=== Collected material ===

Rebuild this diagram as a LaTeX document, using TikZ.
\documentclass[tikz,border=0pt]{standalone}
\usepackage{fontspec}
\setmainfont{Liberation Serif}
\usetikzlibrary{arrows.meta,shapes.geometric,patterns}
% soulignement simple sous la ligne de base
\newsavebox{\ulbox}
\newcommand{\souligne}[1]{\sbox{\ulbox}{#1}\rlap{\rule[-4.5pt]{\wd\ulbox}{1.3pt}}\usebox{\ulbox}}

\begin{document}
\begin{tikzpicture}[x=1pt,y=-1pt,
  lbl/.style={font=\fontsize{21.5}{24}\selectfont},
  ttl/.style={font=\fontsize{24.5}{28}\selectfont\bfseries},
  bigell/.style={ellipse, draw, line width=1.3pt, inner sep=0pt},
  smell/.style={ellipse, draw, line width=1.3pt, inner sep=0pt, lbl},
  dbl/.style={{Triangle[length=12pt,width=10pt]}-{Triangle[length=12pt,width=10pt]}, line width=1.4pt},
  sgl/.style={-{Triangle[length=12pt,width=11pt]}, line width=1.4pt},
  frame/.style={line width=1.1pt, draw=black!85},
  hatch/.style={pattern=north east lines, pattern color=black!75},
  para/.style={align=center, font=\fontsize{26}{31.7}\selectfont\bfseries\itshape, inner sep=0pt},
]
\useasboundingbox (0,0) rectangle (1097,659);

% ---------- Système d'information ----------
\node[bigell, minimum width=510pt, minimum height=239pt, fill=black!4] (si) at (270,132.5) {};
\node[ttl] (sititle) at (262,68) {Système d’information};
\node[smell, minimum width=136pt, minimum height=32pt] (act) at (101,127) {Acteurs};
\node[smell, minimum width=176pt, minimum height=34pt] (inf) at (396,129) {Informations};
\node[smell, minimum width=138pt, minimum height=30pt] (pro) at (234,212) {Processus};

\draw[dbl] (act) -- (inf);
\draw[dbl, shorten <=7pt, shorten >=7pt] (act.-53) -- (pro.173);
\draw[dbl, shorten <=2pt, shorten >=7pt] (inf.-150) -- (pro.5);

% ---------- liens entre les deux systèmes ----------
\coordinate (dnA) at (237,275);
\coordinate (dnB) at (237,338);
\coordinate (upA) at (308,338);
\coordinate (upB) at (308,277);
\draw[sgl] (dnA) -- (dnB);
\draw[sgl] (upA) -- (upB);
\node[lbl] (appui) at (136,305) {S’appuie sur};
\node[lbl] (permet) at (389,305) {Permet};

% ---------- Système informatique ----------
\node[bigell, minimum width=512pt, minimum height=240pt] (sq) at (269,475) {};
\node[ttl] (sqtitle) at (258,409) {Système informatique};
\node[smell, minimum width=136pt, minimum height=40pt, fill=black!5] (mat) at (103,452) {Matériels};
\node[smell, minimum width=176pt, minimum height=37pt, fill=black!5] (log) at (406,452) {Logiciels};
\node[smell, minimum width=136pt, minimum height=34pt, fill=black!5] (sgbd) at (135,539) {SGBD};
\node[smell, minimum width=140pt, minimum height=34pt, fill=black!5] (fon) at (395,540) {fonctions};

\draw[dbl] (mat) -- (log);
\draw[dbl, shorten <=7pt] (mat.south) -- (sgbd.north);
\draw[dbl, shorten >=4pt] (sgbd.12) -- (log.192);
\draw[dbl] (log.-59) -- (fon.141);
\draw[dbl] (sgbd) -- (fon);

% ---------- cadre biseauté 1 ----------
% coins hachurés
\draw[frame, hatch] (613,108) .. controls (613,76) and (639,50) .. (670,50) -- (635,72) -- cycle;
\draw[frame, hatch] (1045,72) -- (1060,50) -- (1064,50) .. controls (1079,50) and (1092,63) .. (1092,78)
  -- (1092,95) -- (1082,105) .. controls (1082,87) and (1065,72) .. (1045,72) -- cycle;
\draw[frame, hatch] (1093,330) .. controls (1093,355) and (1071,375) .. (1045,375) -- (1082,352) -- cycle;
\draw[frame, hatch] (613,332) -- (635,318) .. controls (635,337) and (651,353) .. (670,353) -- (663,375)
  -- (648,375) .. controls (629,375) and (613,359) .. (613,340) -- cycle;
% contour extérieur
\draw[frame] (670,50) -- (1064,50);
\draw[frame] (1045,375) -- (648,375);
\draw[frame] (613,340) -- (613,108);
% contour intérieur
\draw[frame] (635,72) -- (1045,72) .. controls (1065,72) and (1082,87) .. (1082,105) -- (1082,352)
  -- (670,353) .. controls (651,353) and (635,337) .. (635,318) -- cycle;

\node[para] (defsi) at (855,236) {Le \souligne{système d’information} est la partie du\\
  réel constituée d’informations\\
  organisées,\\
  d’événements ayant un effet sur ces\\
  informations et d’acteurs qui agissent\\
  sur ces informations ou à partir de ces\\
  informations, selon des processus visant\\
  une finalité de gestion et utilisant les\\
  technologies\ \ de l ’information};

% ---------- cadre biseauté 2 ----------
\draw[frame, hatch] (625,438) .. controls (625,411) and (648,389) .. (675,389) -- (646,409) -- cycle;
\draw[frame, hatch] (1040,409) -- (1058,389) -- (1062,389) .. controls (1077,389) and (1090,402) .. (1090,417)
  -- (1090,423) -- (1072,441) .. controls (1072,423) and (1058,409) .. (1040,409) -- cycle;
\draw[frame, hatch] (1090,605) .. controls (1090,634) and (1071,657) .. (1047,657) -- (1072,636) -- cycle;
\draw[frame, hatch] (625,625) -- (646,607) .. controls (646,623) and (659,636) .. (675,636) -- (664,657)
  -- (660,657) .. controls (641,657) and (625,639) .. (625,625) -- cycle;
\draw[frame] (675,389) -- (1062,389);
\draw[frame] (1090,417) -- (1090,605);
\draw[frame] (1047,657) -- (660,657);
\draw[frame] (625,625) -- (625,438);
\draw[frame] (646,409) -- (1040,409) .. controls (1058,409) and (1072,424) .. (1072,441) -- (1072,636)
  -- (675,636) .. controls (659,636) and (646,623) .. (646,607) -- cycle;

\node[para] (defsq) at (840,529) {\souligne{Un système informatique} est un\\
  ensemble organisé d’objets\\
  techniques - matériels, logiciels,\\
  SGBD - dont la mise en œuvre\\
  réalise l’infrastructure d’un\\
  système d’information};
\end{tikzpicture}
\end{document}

===

Given request: Your task is to transcribe the material exactly.

Written answer:
Rebuild this diagram as a LaTeX document, using TikZ.
\documentclass[tikz,border=0pt]{standalone}
\usepackage{fontspec}
\setmainfont{Liberation Serif}
\usetikzlibrary{arrows.meta,shapes.geometric,patterns}
% soulignement simple sous la ligne de base
\newsavebox{\ulbox}
\newcommand{\souligne}[1]{\sbox{\ulbox}{#1}\rlap{\rule[-4.5pt]{\wd\ulbox}{1.3pt}}\usebox{\ulbox}}

\begin{document}
\begin{tikzpicture}[x=1pt,y=-1pt,
  lbl/.style={font=\fontsize{21.5}{24}\selectfont},
  ttl/.style={font=\fontsize{24.5}{28}\selectfont\bfseries},
  bigell/.style={ellipse, draw, line width=1.3pt, inner sep=0pt},
  smell/.style={ellipse, draw, line width=1.3pt, inner sep=0pt, lbl},
  dbl/.style={{Triangle[length=12pt,width=10pt]}-{Triangle[length=12pt,width=10pt]}, line width=1.4pt},
  sgl/.style={-{Triangle[length=12pt,width=11pt]}, line width=1.4pt},
  frame/.style={line width=1.1pt, draw=black!85},
  hatch/.style={pattern=north east lines, pattern color=black!75},
  para/.style={align=center, font=\fontsize{26}{31.7}\selectfont\bfseries\itshape, inner sep=0pt},
]
\useasboundingbox (0,0) rectangle (1097,659);

% ---------- Système d'information ----------
\node[bigell, minimum width=510pt, minimum height=239pt, fill=black!4] (si) at (270,132.5) {};
\node[ttl] (sititle) at (262,68) {Système d’information};
\node[smell, minimum width=136pt, minimum height=32pt] (act) at (101,127) {Acteurs};
\node[smell, minimum width=176pt, minimum height=34pt] (inf) at (396,129) {Informations};
\node[smell, minimum width=138pt, minimum height=30pt] (pro) at (234,212) {Processus};

\draw[dbl] (act) -- (inf);
\draw[dbl, shorten <=7pt, shorten >=7pt] (act.-53) -- (pro.173);
\draw[dbl, shorten <=2pt, shorten >=7pt] (inf.-150) -- (pro.5);

% ---------- liens entre les deux systèmes ----------
\coordinate (dnA) at (237,275);
\coordinate (dnB) at (237,338);
\coordinate (upA) at (308,338);
\coordinate (upB) at (308,277);
\draw[sgl] (dnA) -- (dnB);
\draw[sgl] (upA) -- (upB);
\node[lbl] (appui) at (136,305) {S’appuie sur};
\node[lbl] (permet) at (389,305) {Permet};

% ---------- Système informatique ----------
\node[bigell, minimum width=512pt, minimum height=240pt] (sq) at (269,475) {};
\node[ttl] (sqtitle) at (258,409) {Système informatique};
\node[smell, minimum width=136pt, minimum height=40pt, fill=black!5] (mat) at (103,452) {Matériels};
\node[smell, minimum width=176pt, minimum height=37pt, fill=black!5] (log) at (406,452) {Logiciels};
\node[smell, minimum width=136pt, minimum height=34pt, fill=black!5] (sgbd) at (135,539) {SGBD};
\node[smell, minimum width=140pt, minimum height=34pt, fill=black!5] (fon) at (395,540) {fonctions};

\draw[dbl] (mat) -- (log);
\draw[dbl, shorten <=7pt] (mat.south) -- (sgbd.north);
\draw[dbl, shorten >=4pt] (sgbd.12) -- (log.192);
\draw[dbl] (log.-59) -- (fon.141);
\draw[dbl] (sgbd) -- (fon);

% ---------- cadre biseauté 1 ----------
% coins hachurés
\draw[frame, hatch] (613,108) .. controls (613,76) and (639,50) .. (670,50) -- (635,72) -- cycle;
\draw[frame, hatch] (1045,72) -- (1060,50) -- (1064,50) .. controls (1079,50) and (1092,63) .. (1092,78)
  -- (1092,95) -- (1082,105) .. controls (1082,87) and (1065,72) .. (1045,72) -- cycle;
\draw[frame, hatch] (1093,330) .. controls (1093,355) and (1071,375) .. (1045,375) -- (1082,352) -- cycle;
\draw[frame, hatch] (613,332) -- (635,318) .. controls (635,337) and (651,353) .. (670,353) -- (663,375)
  -- (648,375) .. controls (629,375) and (613,359) .. (613,340) -- cycle;
% contour extérieur
\draw[frame] (670,50) -- (1064,50);
\draw[frame] (1045,375) -- (648,375);
\draw[frame] (613,340) -- (613,108);
% contour intérieur
\draw[frame] (635,72) -- (1045,72) .. controls (1065,72) and (1082,87) .. (1082,105) -- (1082,352)
  -- (670,353) .. controls (651,353) and (635,337) .. (635,318) -- cycle;

\node[para] (defsi) at (855,236) {Le \souligne{système d’information} est la partie du\\
  réel constituée d’informations\\
  organisées,\\
  d’événements ayant un effet sur ces\\
  informations et d’acteurs qui agissent\\
  sur ces informations ou à partir de ces\\
  informations, selon des processus visant\\
  une finalité de gestion et utilisant les\\
  technologies\ \ de l ’information};

% ---------- cadre biseauté 2 ----------
\draw[frame, hatch] (625,438) .. controls (625,411) and (648,389) .. (675,389) -- (646,409) -- cycle;
\draw[frame, hatch] (1040,409) -- (1058,389) -- (1062,389) .. controls (1077,389) and (1090,402) .. (1090,417)
  -- (1090,423) -- (1072,441) .. controls (1072,423) and (1058,409) .. (1040,409) -- cycle;
\draw[frame, hatch] (1090,605) .. controls (1090,634) and (1071,657) .. (1047,657) -- (1072,636) -- cycle;
\draw[frame, hatch] (625,625) -- (646,607) .. controls (646,623) and (659,636) .. (675,636) -- (664,657)
  -- (660,657) .. controls (641,657) and (625,639) .. (625,625) -- cycle;
\draw[frame] (675,389) -- (1062,389);
\draw[frame] (1090,417) -- (1090,605);
\draw[frame] (1047,657) -- (660,657);
\draw[frame] (625,625) -- (625,438);
\draw[frame] (646,409) -- (1040,409) .. controls (1058,409) and (1072,424) .. (1072,441) -- (1072,636)
  -- (675,636) .. controls (659,636) and (646,623) .. (646,607) -- cycle;

\node[para] (defsq) at (840,529) {\souligne{Un système informatique} est un\\
  ensemble organisé d’objets\\
  techniques - matériels, logiciels,\\
  SGBD - dont la mise en œuvre\\
  réalise l’infrastructure d’un\\
  système d’information};
\end{tikzpicture}
\end{document}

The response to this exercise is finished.